The Congress considered 'this the more serious offense of the two. For it fixed a minimum penalty of five years, below which the court could not go, although leaving the maximum the same as under the first clause. -

[б] It is clear that we are dealing here, not with a single statute defining various acts which constitute one crime and are subject to one punishment, under which a prosecutor carves out one or two elements from one set of circumstances, thus splitting up one offense into several. We have here two distinct acts, each of which *792is defined and punished differently. It is true, they both have one common element, —robbery.

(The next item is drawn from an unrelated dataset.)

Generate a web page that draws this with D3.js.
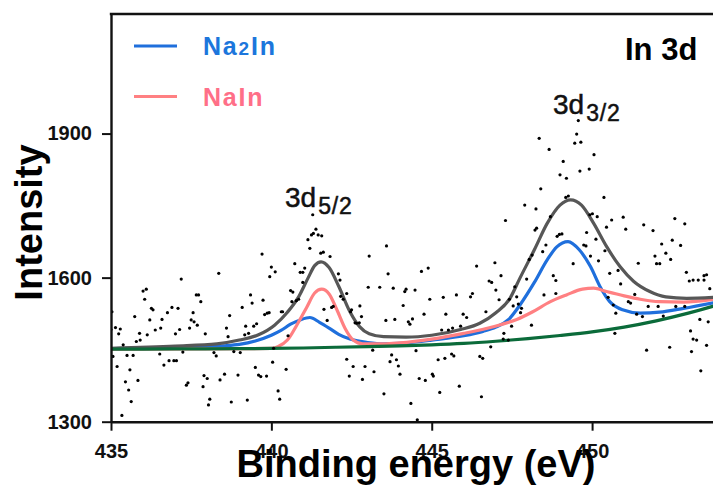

But in one the robbery is accompanied simply by force; in the other, it is accompanied by an assault which endangers the life of a person, by the use of a deadly weapon. They call for different proof. So that under the plea of guilty here, the Court would have been justified in imposing a separate sentence • on each, and allowing them to run consecutively. The court, in the exercise of its discretion, did impose a sentence on each, but allowed them to run concurrently.

The sentence was valid. And no legal or other reason exists for its modification.

The motion to vacate and modify the sentence will be denied.